Gather from the listing below each line that includes the word "matplotlib", and copy it.
[Start of Source material]
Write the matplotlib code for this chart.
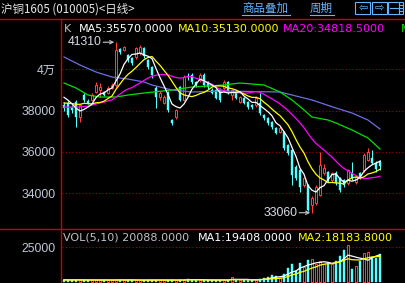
import matplotlib
matplotlib.use('Agg')
import matplotlib.pyplot as plt
import numpy as np
import pandas as pd
from matplotlib.patches import Rectangle

# ---------------- data ----------------
opens = [38270, 38370, 38180, 38420, 37690, 38760, 38470, 38510, 38900, 39000,
         38900, 38850, 39100, 39240, 40980, 40930, 40690, 40550, 40600, 40790,
         41030, 40450, 40110, 39100, 38660, 38370, 38850, 37550, 37690, 39140,
         38510, 39680, 39720, 39390, 39480, 39720, 39390, 39000, 39000, 39000,
         39100, 39390, 38760, 38900, 38420, 38610, 38420, 38270, 38270, 38370,
         37790, 37640, 37450, 37160, 36960, 36960, 36340, 36090, 35270, 35130,
         34400, 34400, 33430, 33530, 33920, 34980, 35030, 34640, 34980, 34740,
         34640, 34500, 34980, 34550, 34980, 35130, 35610, 35710, 35470, 35510]
highs = [38400, 38450, 38250, 38500, 38320, 38850, 38550, 38850, 39390, 39340,
         38950, 39200, 39350, 41310, 41050, 41150, 40750, 40600, 41100, 41180,
         41100, 40500, 40150, 39200, 38950, 38750, 38950, 37600, 38100, 39200,
         39700, 39820, 39800, 39450, 39800, 39800, 39450, 39100, 39050, 39100,
         39500, 39450, 39050, 38950, 38700, 38650, 38450, 38300, 38700, 38850,
         37850, 37700, 37500, 37200, 37250, 37000, 36400, 36150, 35350, 35200,
         34800, 34450, 33850, 34400, 36000, 35400, 35100, 35050, 35100, 34800,
         34700, 35200, 35510, 34900, 35050, 35950, 36200, 36100, 35550, 35600]
lows = [38000, 37700, 37900, 37210, 37450, 38400, 38300, 38450, 38850, 38660,
        38700, 38800, 39050, 39150, 40750, 40880, 40350, 40200, 40500, 40700,
        40550, 40000, 39600, 38130, 38510, 38300, 37950, 37300, 37600, 38450,
        38450, 39480, 39300, 39150, 39400, 39150, 39050, 38800, 38550, 38400,
        39000, 38800, 38510, 38550, 38350, 38300, 38100, 38100, 38200, 37800,
        37550, 37300, 37100, 36850, 36900, 36100, 35850, 34400, 34650, 34060,
        34300, 33150, 33060, 33450, 33850, 34900, 34550, 34550, 34400, 34050,
        34300, 34400, 34650, 34450, 34700, 35050, 35550, 35400, 35050, 35150]
closes = [38130, 37790, 38030, 37690, 38270, 38510, 38370, 38760, 39240, 39140,
          38760, 39100, 39240, 40930, 40840, 41080, 40450, 40300, 41030, 41080,
          40640, 40110, 39720, 38660, 38850, 38660, 38030, 37400, 38030, 38510,
          39630, 39630, 39390, 39240, 39720, 39240, 39150, 38850, 38610, 38510,
          39390, 38900, 39000, 38610, 38660, 38370, 38180, 38180, 38610, 37890,
          37640, 37400, 37210, 36920, 37160, 36190, 35950, 34880, 34740, 34300,
          34740, 33190, 33770, 34300, 35370, 35220, 34640, 34980, 34500, 34160,
          34400, 35130, 34740, 34790, 34790, 35850, 36000, 35470, 35180, 35300]
# closes before the first visible day (needed for the moving averages)
prior_closes = [37800, 38100, 37700, 37900, 38200, 38000, 37800, 38100, 38000, 38100,
                37900, 38200, 38000, 38300, 38050, 38500, 38900, 38700, 39000]
volumes = [1300, 1200, 1100, 1400, 1200, 1100, 1000, 1200, 1300, 1100,
           1200, 1000, 1100, 1500, 1300, 1200, 1100, 1000, 1200, 1100,
           1000, 1200, 1100, 1300, 1200, 1100, 1000, 1200, 1100, 1300,
           1200, 2200, 1300, 1200, 1100, 1000, 1200, 1100, 1000, 1200,
           1300, 1100, 3300, 1200, 1100, 1300, 1200, 1100, 1400, 1800,
           2600, 3200, 4800, 4000, 2900, 5500, 9800, 12400, 8000, 13500,
           10500, 15500, 16000, 12400, 15200, 12600, 13500, 12400, 15000, 18600,
           23000, 26600, 9000, 11000, 15150, 20500, 21500, 18000, 17000, 20088]
# long moving averages (day index, value)
ma40_idx = [0, 3, 6, 9, 13, 16, 20, 27, 32, 40, 44, 50, 54, 57, 60, 62, 66, 68, 72, 76, 79]
ma40_val = [39337, 39095, 38756, 38659, 38659, 38756, 38853, 38998, 39143, 39240, 39337,
            39240, 38901, 38514, 38030, 37691, 37546, 37401, 37062, 36675, 36143]
ma60_idx = [0, 4, 8, 12, 16, 20, 22, 27, 32, 40, 54, 57, 62, 68, 72, 76, 79]
ma60_val = [40595, 40208, 39869, 39627, 39530, 39385, 39240, 38998, 38901, 38950, 38901,
            38756, 38514, 38127, 37885, 37546, 37111]
price_ticks = [34000, 36000, 38000, 40000]
price_tick_labels = ['34000', '36000', '38000', '4万']
vol_ticks = [25000]
vol_tick_labels = ['25000']
title_text = '沪铜1605 (010005)<日线>'
header_k = [('K', '#c0c0c0', 64), ('MA5:35570.0000', '#ffffff', 79),
            ('MA10:35130.0000', '#ffff00', 178), ('MA20:34818.5000', '#ff00ff', 283),
            ('MA', '#00e000', 401)]
header_vol = [('VOL(5,10) 20088.0000', '#c0c0c0', 63), ('MA1:19408.0000', '#ffffff', 198),
              ('MA2:18183.8000', '#ffff00', 298)]

# ---------------- figure ----------------
W, H = 406, 283
fig = plt.figure(figsize=(W / 100, H / 100), dpi=100, facecolor='black')

def fx(px):
    return px / W

def fy(py):
    return 1 - py / H

RED_UP = '#ff3c3c'
CYAN = '#54ffff'
FRAME = '#d00000'
GRID = '#a00000'
TICKC = '#c0c8d8'

ax = fig.add_axes([fx(62), fy(229), fx(406) - fx(62), fy(18) - fy(229)])
axv = fig.add_axes([fx(62), 0, fx(406) - fx(62), fy(229)])
for a in (ax, axv):
    a.set_facecolor('black')
    for s in a.spines.values():
        s.set_visible(False)
    a.set_xlim(-0.5, 85.5)
    a.set_xticks([])
    a.tick_params(axis='y', length=0, pad=4.3, colors=TICKC)

ax.set_ylim(32273, 42482)
axv.set_ylim(-1000, 38000)

o = np.array(opens, float)
h = np.array(highs, float)
l = np.array(lows, float)
c = np.array(closes, float)
v = np.array(volumes, float)
x = np.arange(len(c))
up = c >= o
top = np.maximum(o, c)
bot = np.minimum(o, c)
bh = np.maximum(top - bot, 25)
lw = 0.75

# wicks
ax.vlines(x[up], top[up], h[up], color=RED_UP, lw=lw, zorder=2)
ax.vlines(x[up], l[up], bot[up], color=RED_UP, lw=lw, zorder=2)
ax.vlines(x[~up], l[~up], h[~up], color=CYAN, lw=lw, zorder=2)
# bodies
ax.bar(x[up], bh[up], bottom=bot[up], width=0.62, facecolor='black',
       edgecolor=RED_UP, linewidth=lw, zorder=2.1)
ax.bar(x[~up], bh[~up], bottom=bot[~up], width=0.7, facecolor=CYAN,
       edgecolor=CYAN, linewidth=0.3, zorder=2.1)

# moving averages
full = pd.Series(np.concatenate([prior_closes, closes]).astype(float))
npre = len(prior_closes)
ma5 = full.rolling(5).mean().values[npre:]
ma10 = full.rolling(10).mean().values[npre:]
ma20 = full.rolling(20).mean().values[npre:]
ax.plot(ma60_idx, ma60_val, color='#6e6ee6', lw=0.9, zorder=3)
ax.plot(ma40_idx, ma40_val, color='#00e000', lw=0.9, zorder=3)
ax.plot(x, ma20, color='#ff00ff', lw=0.9, zorder=3)
ax.plot(x, ma10, color='#ffff00', lw=0.9, zorder=3)
ax.plot(x, ma5, color='#ffffff', lw=0.9, zorder=3)

# grid + ticks
ax.set_yticks(price_ticks, price_tick_labels)
axv.set_yticks(vol_ticks, vol_tick_labels)
for a in (ax, axv):
    for t in a.get_yticklabels():
        t.set_fontfamily(['Liberation Sans', 'Noto Sans CJK SC'])
        t.set_fontsize(8.8)
        t.set_color(TICKC)
for yv in price_ticks:
    ax.axhline(yv, color=GRID, lw=0.8, ls=(0, (1, 2)), zorder=1)
for yv in vol_ticks:
    axv.axhline(yv, color=GRID, lw=0.8, ls=(0, (1, 2)), zorder=1)

# high / low annotations
imax = int(np.argmax(h))
imin = int(np.argmin(l))
lab = dict(color='#d8dce8', fontsize=8.8, family='Liberation Sans', va='center')
ax.text(imax - 3.5, h[imax], f'{int(h[imax])}', ha='right', **lab)
ax.annotate('', xy=(imax - 0.45, h[imax]), xytext=(imax - 3.2, h[imax]),
            arrowprops=dict(arrowstyle='->', color='#c8c8d0', lw=0.8,
                            shrinkA=0, shrinkB=0, mutation_scale=6))
ax.text(imin - 3.5, l[imin], f'{int(l[imin])}', ha='right', **lab)
ax.annotate('', xy=(imin - 0.45, l[imin]), xytext=(imin - 3.2, l[imin]),
            arrowprops=dict(arrowstyle='->', color='#c8c8d0', lw=0.8,
                            shrinkA=0, shrinkB=0, mutation_scale=6))

# volume bars
axv.bar(x[up], v[up], width=0.62, facecolor='black', edgecolor=RED_UP,
        linewidth=lw, zorder=2)
axv.bar(x[~up], v[~up], width=0.7, facecolor=CYAN, edgecolor=CYAN,
        linewidth=0.3, zorder=2)
vs = pd.Series(v)
axv.plot(x, vs.rolling(5, min_periods=1).mean(), color='#ffffff', lw=0.9, zorder=3)
axv.plot(x, vs.rolling(10, min_periods=1).mean(), color='#ffff00', lw=0.9, zorder=3)

# ---------------- overlay (frame, title, headers) ----------------
ov = fig.add_axes([0, 0, 1, 1], facecolor='none')
ov.set_xlim(0, W)
ov.set_ylim(H, 0)
ov.axis('off')
ov.plot([0, W], [18.5, 18.5], color=FRAME, lw=1.0)
ov.plot([0, W], [228.5, 228.5], color=FRAME, lw=1.0)
ov.plot([61.5, 61.5], [18.5, H], color=FRAME, lw=1.0)

cjk = ['Noto Sans CJK SC', 'DejaVu Sans']
ov.text(1, 9, title_text, color='#e6e6e6', fontsize=8.3, family=cjk,
        ha='left', va='center')
BLUE = '#64b4ff'
ov.text(242, 8.5, '商品叠加', color=BLUE, fontsize=8.3, family=cjk, ha='left', va='center')
ov.plot([242, 290], [14.5, 14.5], color=BLUE, lw=0.8)
ov.text(310, 8.5, '周期', color=BLUE, fontsize=8.3, family=cjk, ha='left', va='center')
ov.plot([310, 334], [14.5, 14.5], color=BLUE, lw=0.8)
for bx in (355.5, 372, 388.5):
    ov.add_patch(Rectangle((bx, 2), 15, 12, fill=False, edgecolor=BLUE, lw=0.8))
ov.text(363, 8, '⇦', color=BLUE, fontsize=8, family='DejaVu Sans', ha='center', va='center')
ov.text(379.5, 8, '⇨', color=BLUE, fontsize=8, family='DejaVu Sans', ha='center', va='center')
ov.plot([399, 399], [2, 14], color=BLUE, lw=0.8)
ov.plot([390, 403], [8, 8], color=BLUE, lw=0.8)
ov.plot([399, 403], [5, 5], color=BLUE, lw=0.8)
ov.plot([399, 403], [11, 11], color=BLUE, lw=0.8)

for txt, col, px in header_k:
    ov.text(px, 29, txt, color=col, fontsize=8.0, family='DejaVu Sans',
            ha='left', va='center', clip_on=False)
for txt, col, px in header_vol:
    ov.text(px, 238, txt, color=col, fontsize=8.0, family='DejaVu Sans',
            ha='left', va='center')

fig.savefig('out.png', dpi=100, facecolor='black')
[End of Source material]
--- Output for this exercise ---
Write the matplotlib code for this chart.
import matplotlib
matplotlib.use('Agg')
import matplotlib.pyplot as plt
from matplotlib.patches import Rectangle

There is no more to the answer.